### TASK INSTRUCTIONS:
Transcribe the material word for word, but without the images.

### ENTRIES SUPPLIED:
* * * *
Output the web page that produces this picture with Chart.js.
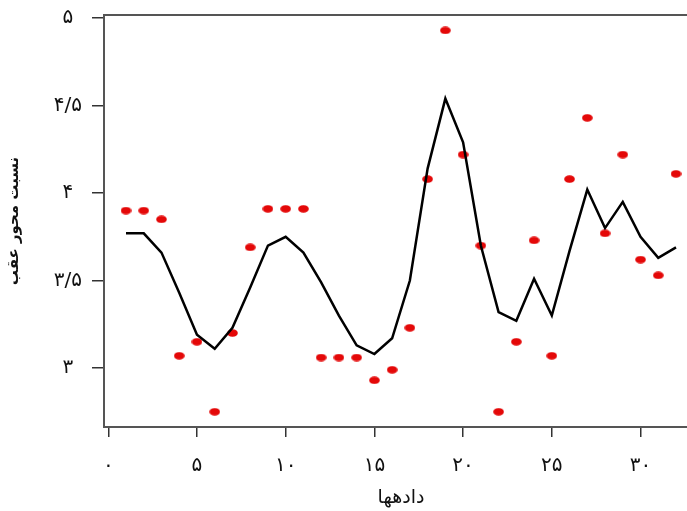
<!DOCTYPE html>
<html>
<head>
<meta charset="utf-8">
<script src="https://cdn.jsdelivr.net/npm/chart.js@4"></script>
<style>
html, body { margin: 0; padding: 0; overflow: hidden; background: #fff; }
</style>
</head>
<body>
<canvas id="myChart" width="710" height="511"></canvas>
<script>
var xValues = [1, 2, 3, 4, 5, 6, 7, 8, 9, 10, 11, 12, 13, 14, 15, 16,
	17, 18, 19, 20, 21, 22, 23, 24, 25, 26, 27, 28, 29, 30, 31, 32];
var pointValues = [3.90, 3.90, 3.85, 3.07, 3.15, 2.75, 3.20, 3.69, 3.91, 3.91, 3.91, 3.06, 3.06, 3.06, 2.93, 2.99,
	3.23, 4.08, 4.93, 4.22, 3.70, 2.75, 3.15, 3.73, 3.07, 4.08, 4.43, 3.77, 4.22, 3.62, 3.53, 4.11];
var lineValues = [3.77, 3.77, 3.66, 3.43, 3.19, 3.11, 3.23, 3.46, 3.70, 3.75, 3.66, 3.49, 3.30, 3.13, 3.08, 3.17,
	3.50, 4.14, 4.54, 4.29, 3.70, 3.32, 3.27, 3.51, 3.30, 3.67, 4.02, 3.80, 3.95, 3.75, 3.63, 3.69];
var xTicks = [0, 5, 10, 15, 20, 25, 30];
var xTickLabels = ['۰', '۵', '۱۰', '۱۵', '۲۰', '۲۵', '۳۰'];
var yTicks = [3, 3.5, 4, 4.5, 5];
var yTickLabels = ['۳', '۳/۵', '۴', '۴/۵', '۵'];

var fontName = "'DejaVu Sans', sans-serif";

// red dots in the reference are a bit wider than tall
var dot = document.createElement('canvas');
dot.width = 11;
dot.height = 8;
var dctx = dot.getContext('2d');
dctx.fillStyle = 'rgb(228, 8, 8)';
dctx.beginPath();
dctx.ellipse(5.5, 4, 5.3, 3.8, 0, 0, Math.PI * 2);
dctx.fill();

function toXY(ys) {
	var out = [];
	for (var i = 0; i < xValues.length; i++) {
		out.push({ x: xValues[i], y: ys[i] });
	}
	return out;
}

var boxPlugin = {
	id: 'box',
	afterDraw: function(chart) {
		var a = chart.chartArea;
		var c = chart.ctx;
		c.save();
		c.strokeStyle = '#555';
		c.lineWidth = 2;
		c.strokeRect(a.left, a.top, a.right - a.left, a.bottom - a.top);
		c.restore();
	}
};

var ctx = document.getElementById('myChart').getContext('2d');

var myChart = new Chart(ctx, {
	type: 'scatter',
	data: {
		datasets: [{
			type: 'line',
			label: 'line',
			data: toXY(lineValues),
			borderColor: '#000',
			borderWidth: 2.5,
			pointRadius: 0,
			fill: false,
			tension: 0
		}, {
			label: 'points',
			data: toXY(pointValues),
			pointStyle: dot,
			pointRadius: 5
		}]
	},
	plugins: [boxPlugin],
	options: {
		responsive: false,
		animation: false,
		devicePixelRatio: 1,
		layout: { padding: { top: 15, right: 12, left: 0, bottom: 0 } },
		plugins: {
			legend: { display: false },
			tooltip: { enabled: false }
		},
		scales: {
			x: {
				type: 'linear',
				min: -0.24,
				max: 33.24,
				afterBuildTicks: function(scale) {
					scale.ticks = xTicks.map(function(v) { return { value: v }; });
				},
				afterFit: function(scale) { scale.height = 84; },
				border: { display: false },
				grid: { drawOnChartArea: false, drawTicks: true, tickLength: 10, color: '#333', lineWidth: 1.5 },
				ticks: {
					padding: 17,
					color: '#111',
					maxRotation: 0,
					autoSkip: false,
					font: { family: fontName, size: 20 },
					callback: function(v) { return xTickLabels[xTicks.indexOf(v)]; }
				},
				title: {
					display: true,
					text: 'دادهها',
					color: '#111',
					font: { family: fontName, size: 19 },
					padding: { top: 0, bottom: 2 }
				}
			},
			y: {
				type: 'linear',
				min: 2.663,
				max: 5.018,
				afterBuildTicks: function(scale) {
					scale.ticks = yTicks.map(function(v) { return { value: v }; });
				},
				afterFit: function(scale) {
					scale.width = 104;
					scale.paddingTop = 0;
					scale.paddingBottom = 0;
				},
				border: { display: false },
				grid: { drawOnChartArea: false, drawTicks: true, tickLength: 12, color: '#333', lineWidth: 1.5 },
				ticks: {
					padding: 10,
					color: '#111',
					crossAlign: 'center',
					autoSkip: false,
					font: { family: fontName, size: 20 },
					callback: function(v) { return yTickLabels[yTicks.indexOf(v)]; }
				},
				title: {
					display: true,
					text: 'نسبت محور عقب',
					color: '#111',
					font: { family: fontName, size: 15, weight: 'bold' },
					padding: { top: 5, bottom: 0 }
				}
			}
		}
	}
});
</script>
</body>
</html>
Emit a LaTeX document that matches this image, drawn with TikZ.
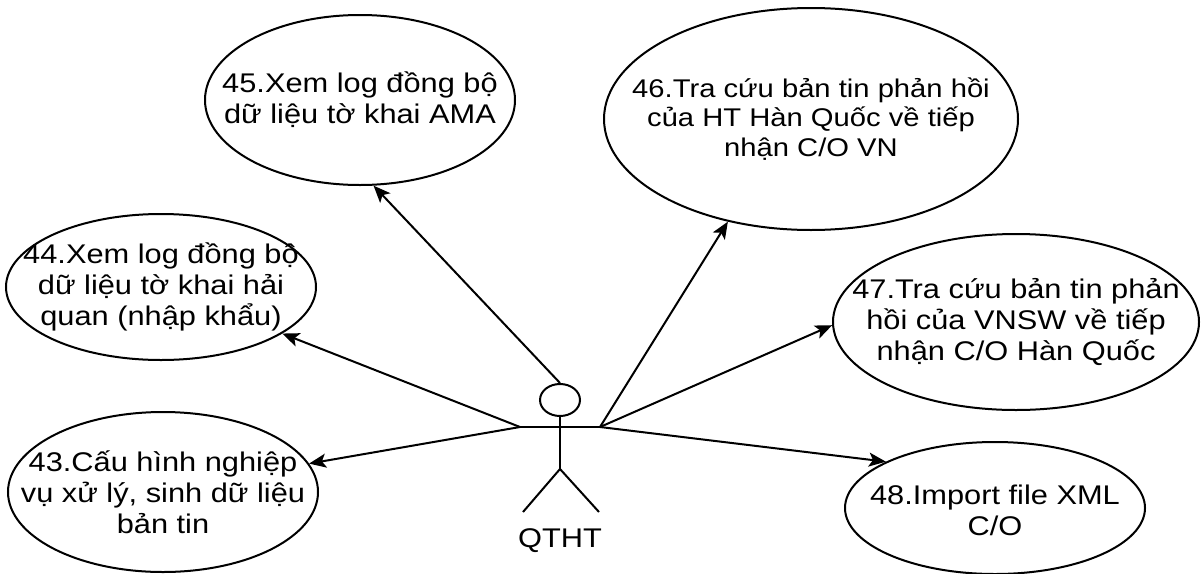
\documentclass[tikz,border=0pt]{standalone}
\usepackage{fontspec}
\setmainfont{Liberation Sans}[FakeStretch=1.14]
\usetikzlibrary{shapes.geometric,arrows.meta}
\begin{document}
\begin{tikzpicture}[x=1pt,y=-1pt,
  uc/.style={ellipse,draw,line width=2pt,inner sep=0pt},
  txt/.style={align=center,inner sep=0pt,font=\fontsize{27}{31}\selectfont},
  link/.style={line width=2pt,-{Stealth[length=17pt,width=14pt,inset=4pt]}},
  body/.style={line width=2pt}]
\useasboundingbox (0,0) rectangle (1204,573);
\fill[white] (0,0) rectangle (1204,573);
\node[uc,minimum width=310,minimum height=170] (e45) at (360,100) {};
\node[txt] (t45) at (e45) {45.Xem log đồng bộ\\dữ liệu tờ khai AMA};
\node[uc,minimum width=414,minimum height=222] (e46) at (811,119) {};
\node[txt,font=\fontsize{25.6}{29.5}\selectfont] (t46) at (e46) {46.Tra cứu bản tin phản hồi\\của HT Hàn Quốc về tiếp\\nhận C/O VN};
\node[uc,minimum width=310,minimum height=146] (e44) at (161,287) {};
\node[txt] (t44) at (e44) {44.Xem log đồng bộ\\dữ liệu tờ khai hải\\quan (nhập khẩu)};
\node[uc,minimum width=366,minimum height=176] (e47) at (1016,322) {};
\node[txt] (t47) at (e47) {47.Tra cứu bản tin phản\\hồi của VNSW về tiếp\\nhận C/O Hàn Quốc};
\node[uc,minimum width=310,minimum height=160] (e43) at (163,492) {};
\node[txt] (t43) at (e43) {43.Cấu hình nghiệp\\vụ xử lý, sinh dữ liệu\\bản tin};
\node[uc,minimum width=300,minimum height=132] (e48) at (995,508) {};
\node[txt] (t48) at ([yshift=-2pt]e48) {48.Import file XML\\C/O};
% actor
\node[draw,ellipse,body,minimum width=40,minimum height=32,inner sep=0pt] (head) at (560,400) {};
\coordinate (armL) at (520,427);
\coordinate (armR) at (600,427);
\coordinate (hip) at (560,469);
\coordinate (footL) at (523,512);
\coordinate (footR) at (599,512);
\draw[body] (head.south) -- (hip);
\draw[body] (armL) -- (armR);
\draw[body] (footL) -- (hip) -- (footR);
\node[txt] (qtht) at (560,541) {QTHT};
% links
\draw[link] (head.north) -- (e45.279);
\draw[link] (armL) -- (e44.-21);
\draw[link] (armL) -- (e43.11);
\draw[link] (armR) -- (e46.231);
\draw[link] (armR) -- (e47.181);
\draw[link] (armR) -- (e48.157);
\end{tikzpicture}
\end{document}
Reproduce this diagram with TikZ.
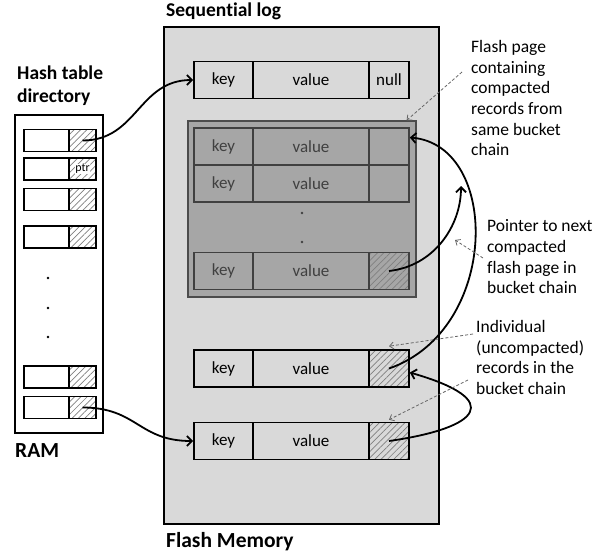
* * * *
### WORKED ANSWER:
Output the web page that produces this picture with Chart.js.
<!DOCTYPE html>
<html>
<head>
<meta charset="utf-8">
<script src="https://cdn.jsdelivr.net/npm/chart.js@4"></script>
<style>
html, body { margin: 0; padding: 0; overflow: hidden; background: #fff; }
</style>
</head>
<body>
<canvas id="myChart" width="710" height="511"></canvas>
<script>
var xValues = [1, 2, 3, 4, 5, 6, 7, 8, 9, 10, 11, 12, 13, 14, 15, 16,
	17, 18, 19, 20, 21, 22, 23, 24, 25, 26, 27, 28, 29, 30, 31, 32];
var pointValues = [3.90, 3.90, 3.85, 3.07, 3.15, 2.75, 3.20, 3.69, 3.91, 3.91, 3.91, 3.06, 3.06, 3.06, 2.93, 2.99,
	3.23, 4.08, 4.93, 4.22, 3.70, 2.75, 3.15, 3.73, 3.07, 4.08, 4.43, 3.77, 4.22, 3.62, 3.53, 4.11];
var lineValues = [3.77, 3.77, 3.66, 3.43, 3.19, 3.11, 3.23, 3.46, 3.70, 3.75, 3.66, 3.49, 3.30, 3.13, 3.08, 3.17,
	3.50, 4.14, 4.54, 4.29, 3.70, 3.32, 3.27, 3.51, 3.30, 3.67, 4.02, 3.80, 3.95, 3.75, 3.63, 3.69];
var xTicks = [0, 5, 10, 15, 20, 25, 30];
var xTickLabels = ['۰', '۵', '۱۰', '۱۵', '۲۰', '۲۵', '۳۰'];
var yTicks = [3, 3.5, 4, 4.5, 5];
var yTickLabels = ['۳', '۳/۵', '۴', '۴/۵', '۵'];

var fontName = "'DejaVu Sans', sans-serif";

// red dots in the reference are a bit wider than tall
var dot = document.createElement('canvas');
dot.width = 11;
dot.height = 8;
var dctx = dot.getContext('2d');
dctx.fillStyle = 'rgb(228, 8, 8)';
dctx.beginPath();
dctx.ellipse(5.5, 4, 5.3, 3.8, 0, 0, Math.PI * 2);
dctx.fill();

function toXY(ys) {
	var out = [];
	for (var i = 0; i < xValues.length; i++) {
		out.push({ x: xValues[i], y: ys[i] });
	}
	return out;
}

var boxPlugin = {
	id: 'box',
	afterDraw: function(chart) {
		var a = chart.chartArea;
		var c = chart.ctx;
		c.save();
		c.strokeStyle = '#555';
		c.lineWidth = 2;
		c.strokeRect(a.left, a.top, a.right - a.left, a.bottom - a.top);
		c.restore();
	}
};

var ctx = document.getElementById('myChart').getContext('2d');

var myChart = new Chart(ctx, {
	type: 'scatter',
	data: {
		datasets: [{
			type: 'line',
			label: 'line',
			data: toXY(lineValues),
			borderColor: '#000',
			borderWidth: 2.5,
			pointRadius: 0,
			fill: false,
			tension: 0
		}, {
			label: 'points',
			data: toXY(pointValues),
			pointStyle: dot,
			pointRadius: 5
		}]
	},
	plugins: [boxPlugin],
	options: {
		responsive: false,
		animation: false,
		devicePixelRatio: 1,
		layout: { padding: { top: 15, right: 12, left: 0, bottom: 0 } },
		plugins: {
			legend: { display: false },
			tooltip: { enabled: false }
		},
		scales: {
			x: {
				type: 'linear',
				min: -0.24,
				max: 33.24,
				afterBuildTicks: function(scale) {
					scale.ticks = xTicks.map(function(v) { return { value: v }; });
				},
				afterFit: function(scale) { scale.height = 84; },
				border: { display: false },
				grid: { drawOnChartArea: false, drawTicks: true, tickLength: 10, color: '#333', lineWidth: 1.5 },
				ticks: {
					padding: 17,
					color: '#111',
					maxRotation: 0,
					autoSkip: false,
					font: { family: fontName, size: 20 },
					callback: function(v) { return xTickLabels[xTicks.indexOf(v)]; }
				},
				title: {
					display: true,
					text: 'دادهها',
					color: '#111',
					font: { family: fontName, size: 19 },
					padding: { top: 0, bottom: 2 }
				}
			},
			y: {
				type: 'linear',
				min: 2.663,
				max: 5.018,
				afterBuildTicks: function(scale) {
					scale.ticks = yTicks.map(function(v) { return { value: v }; });
				},
				afterFit: function(scale) {
					scale.width = 104;
					scale.paddingTop = 0;
					scale.paddingBottom = 0;
				},
				border: { display: false },
				grid: { drawOnChartArea: false, drawTicks: true, tickLength: 12, color: '#333', lineWidth: 1.5 },
				ticks: {
					padding: 10,
					color: '#111',
					crossAlign: 'center',
					autoSkip: false,
					font: { family: fontName, size: 20 },
					callback: function(v) { return yTickLabels[yTicks.indexOf(v)]; }
				},
				title: {
					display: true,
					text: 'نسبت محور عقب',
					color: '#111',
					font: { family: fontName, size: 15, weight: 'bold' },
					padding: { top: 5, bottom: 0 }
				}
			}
		}
	}
});
</script>
</body>
</html>
Emit a LaTeX document that matches this image, drawn with TikZ.
\documentclass[tikz,border=0pt]{standalone}
\usepackage{fontspec}
\setmainfont{Liberation Sans}[FakeStretch=1.14]
\usetikzlibrary{shapes.geometric,arrows.meta}
\begin{document}
\begin{tikzpicture}[x=1pt,y=-1pt,
  uc/.style={ellipse,draw,line width=2pt,inner sep=0pt},
  txt/.style={align=center,inner sep=0pt,font=\fontsize{27}{31}\selectfont},
  link/.style={line width=2pt,-{Stealth[length=17pt,width=14pt,inset=4pt]}},
  body/.style={line width=2pt}]
\useasboundingbox (0,0) rectangle (1204,573);
\fill[white] (0,0) rectangle (1204,573);
\node[uc,minimum width=310,minimum height=170] (e45) at (360,100) {};
\node[txt] (t45) at (e45) {45.Xem log đồng bộ\\dữ liệu tờ khai AMA};
\node[uc,minimum width=414,minimum height=222] (e46) at (811,119) {};
\node[txt,font=\fontsize{25.6}{29.5}\selectfont] (t46) at (e46) {46.Tra cứu bản tin phản hồi\\của HT Hàn Quốc về tiếp\\nhận C/O VN};
\node[uc,minimum width=310,minimum height=146] (e44) at (161,287) {};
\node[txt] (t44) at (e44) {44.Xem log đồng bộ\\dữ liệu tờ khai hải\\quan (nhập khẩu)};
\node[uc,minimum width=366,minimum height=176] (e47) at (1016,322) {};
\node[txt] (t47) at (e47) {47.Tra cứu bản tin phản\\hồi của VNSW về tiếp\\nhận C/O Hàn Quốc};
\node[uc,minimum width=310,minimum height=160] (e43) at (163,492) {};
\node[txt] (t43) at (e43) {43.Cấu hình nghiệp\\vụ xử lý, sinh dữ liệu\\bản tin};
\node[uc,minimum width=300,minimum height=132] (e48) at (995,508) {};
\node[txt] (t48) at ([yshift=-2pt]e48) {48.Import file XML\\C/O};
% actor
\node[draw,ellipse,body,minimum width=40,minimum height=32,inner sep=0pt] (head) at (560,400) {};
\coordinate (armL) at (520,427);
\coordinate (armR) at (600,427);
\coordinate (hip) at (560,469);
\coordinate (footL) at (523,512);
\coordinate (footR) at (599,512);
\draw[body] (head.south) -- (hip);
\draw[body] (armL) -- (armR);
\draw[body] (footL) -- (hip) -- (footR);
\node[txt] (qtht) at (560,541) {QTHT};
% links
\draw[link] (head.north) -- (e45.279);
\draw[link] (armL) -- (e44.-21);
\draw[link] (armL) -- (e43.11);
\draw[link] (armR) -- (e46.231);
\draw[link] (armR) -- (e47.181);
\draw[link] (armR) -- (e48.157);
\end{tikzpicture}
\end{document}
Reproduce this diagram with TikZ.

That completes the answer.